Lucille Sutton was born in Saigon to a Vietnamese mother and Navy Seabee father. A
                                 product of the Vietnam War, she spent her childhood in New Orleans, Louisiana and
                                 in Long Beach, Mississippi struggling to balance the tightrope of two disparate cultures.
                                 When she was twelve, her family transferred to Port Hueneme, California where everyone
                                 assumed she was Mexican. It wasn’t until she completed her bachelor's degree at Fresno
                                 State that she finally learned to embrace and examine the complexities of her identity.

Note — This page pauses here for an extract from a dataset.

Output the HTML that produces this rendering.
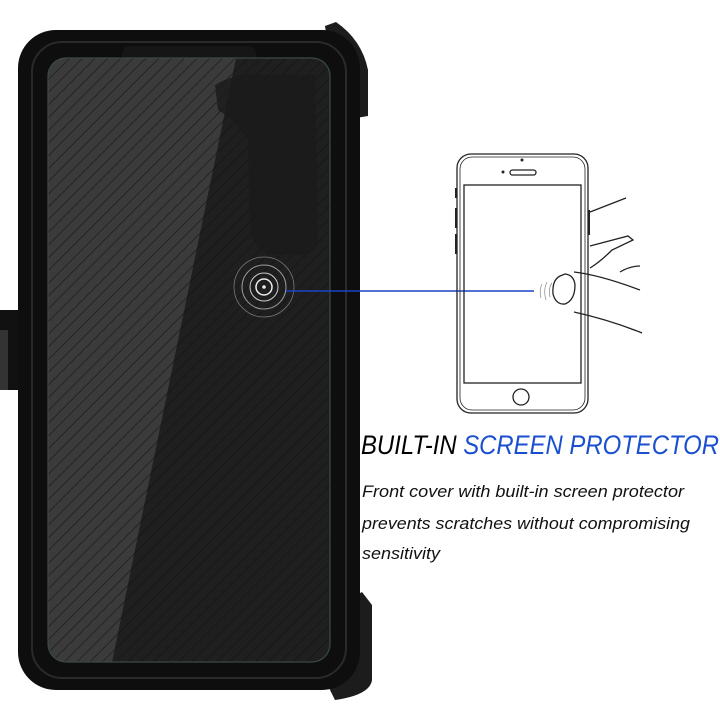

                                 In 2001, Lucille earned her MFA and joined the Department of English at Fresno State
                                 as a Lecturer. Regardless of the subject matter—composition, creative writing, or
                                 literature—she works hard for her students, and she expects the same in return. Her
                                 work has appeared online at SN Review, In the Grove, Prick of the Spindle, and JMWW. Other accomplishments include publication in Bamboo Ridge Press, Out of Thin Air, the Ventura County Star, and the San Joaquin Review. She was acknowledged in the Indiana Review: Writers of Color edition and as a top-ten finalist for the 2004 Dana Awards Short Fiction Contest.

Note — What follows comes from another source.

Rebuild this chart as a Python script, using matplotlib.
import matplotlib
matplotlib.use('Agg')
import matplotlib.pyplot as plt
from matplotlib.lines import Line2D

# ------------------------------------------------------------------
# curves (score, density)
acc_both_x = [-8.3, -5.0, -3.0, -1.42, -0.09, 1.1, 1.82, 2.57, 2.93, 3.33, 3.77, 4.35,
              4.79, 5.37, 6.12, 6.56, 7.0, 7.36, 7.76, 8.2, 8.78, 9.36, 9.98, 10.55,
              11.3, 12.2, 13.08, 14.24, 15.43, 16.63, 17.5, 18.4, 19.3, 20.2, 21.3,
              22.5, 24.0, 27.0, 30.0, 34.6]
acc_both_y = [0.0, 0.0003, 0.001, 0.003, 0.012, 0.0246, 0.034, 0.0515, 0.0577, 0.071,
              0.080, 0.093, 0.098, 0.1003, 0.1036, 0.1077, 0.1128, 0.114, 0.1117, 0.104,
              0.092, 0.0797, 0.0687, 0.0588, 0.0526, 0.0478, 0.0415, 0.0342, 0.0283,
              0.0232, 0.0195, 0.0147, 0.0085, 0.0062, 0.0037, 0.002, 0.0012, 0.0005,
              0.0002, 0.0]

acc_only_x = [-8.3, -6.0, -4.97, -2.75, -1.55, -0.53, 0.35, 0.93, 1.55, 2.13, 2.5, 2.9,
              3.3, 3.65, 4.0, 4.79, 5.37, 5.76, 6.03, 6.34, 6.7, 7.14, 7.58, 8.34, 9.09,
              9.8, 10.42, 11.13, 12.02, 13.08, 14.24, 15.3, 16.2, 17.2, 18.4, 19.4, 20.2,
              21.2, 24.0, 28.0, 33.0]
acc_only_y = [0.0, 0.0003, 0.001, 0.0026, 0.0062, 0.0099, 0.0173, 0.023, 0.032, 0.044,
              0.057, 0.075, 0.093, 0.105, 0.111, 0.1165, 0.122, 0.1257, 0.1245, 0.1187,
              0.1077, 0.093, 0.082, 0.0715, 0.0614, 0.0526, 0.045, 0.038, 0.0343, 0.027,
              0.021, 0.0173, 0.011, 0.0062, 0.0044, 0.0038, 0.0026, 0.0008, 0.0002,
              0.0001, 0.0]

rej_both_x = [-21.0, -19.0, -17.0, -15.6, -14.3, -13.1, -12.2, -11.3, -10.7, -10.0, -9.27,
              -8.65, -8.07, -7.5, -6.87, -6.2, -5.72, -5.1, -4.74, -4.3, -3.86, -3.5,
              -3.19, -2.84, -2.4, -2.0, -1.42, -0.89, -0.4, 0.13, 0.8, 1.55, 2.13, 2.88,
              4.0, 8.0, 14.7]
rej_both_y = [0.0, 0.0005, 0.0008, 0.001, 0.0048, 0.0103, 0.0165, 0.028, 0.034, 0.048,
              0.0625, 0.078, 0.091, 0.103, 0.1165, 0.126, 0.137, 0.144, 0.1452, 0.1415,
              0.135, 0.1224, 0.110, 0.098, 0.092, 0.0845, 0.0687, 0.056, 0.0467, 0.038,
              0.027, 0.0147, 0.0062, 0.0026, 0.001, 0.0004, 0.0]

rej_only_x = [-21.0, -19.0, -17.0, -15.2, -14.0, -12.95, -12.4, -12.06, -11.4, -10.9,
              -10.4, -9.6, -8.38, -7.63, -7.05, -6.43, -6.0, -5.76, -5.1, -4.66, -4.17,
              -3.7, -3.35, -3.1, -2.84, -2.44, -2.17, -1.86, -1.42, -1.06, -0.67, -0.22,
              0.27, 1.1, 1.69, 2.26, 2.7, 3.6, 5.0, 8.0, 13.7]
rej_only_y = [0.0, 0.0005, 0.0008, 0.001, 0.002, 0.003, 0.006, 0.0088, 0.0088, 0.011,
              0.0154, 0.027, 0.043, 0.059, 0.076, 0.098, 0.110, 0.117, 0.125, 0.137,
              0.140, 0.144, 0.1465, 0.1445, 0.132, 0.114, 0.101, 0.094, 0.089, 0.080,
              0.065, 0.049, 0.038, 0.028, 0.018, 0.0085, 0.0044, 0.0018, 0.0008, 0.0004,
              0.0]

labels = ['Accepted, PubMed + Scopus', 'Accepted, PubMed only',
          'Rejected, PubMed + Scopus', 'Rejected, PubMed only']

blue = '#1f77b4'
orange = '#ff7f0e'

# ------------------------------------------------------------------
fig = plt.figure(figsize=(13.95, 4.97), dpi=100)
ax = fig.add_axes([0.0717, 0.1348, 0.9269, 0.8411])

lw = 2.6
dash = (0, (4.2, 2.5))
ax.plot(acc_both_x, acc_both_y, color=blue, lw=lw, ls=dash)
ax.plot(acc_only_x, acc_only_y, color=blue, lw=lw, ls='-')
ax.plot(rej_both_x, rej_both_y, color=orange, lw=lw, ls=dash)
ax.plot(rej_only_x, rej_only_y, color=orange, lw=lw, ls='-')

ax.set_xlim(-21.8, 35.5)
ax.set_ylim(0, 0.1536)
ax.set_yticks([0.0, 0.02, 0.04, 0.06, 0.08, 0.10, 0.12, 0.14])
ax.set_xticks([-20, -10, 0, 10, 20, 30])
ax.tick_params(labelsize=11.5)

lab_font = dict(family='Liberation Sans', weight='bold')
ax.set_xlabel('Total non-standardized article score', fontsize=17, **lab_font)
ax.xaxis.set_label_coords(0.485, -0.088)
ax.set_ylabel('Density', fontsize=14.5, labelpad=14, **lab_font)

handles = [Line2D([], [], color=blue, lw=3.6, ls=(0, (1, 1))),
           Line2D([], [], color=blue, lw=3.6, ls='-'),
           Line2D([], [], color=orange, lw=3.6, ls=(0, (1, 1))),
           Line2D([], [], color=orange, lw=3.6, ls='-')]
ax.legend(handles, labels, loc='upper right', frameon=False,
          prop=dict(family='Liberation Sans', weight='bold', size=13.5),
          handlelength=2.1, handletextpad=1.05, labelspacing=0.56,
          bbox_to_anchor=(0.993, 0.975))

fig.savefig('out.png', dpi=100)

                                 Her novel excerpts were finalists for Fall 2004 SLS/ St. Petersburg Writing Contest
                                 and Fall 2006 SLS/Kenya Writing Contest. Lucille's current writing projects include
                                 nonfiction essays and short stories inspired by experiences in the roller skating
                                 culture, both as a rink rat and flat track roller derby skater.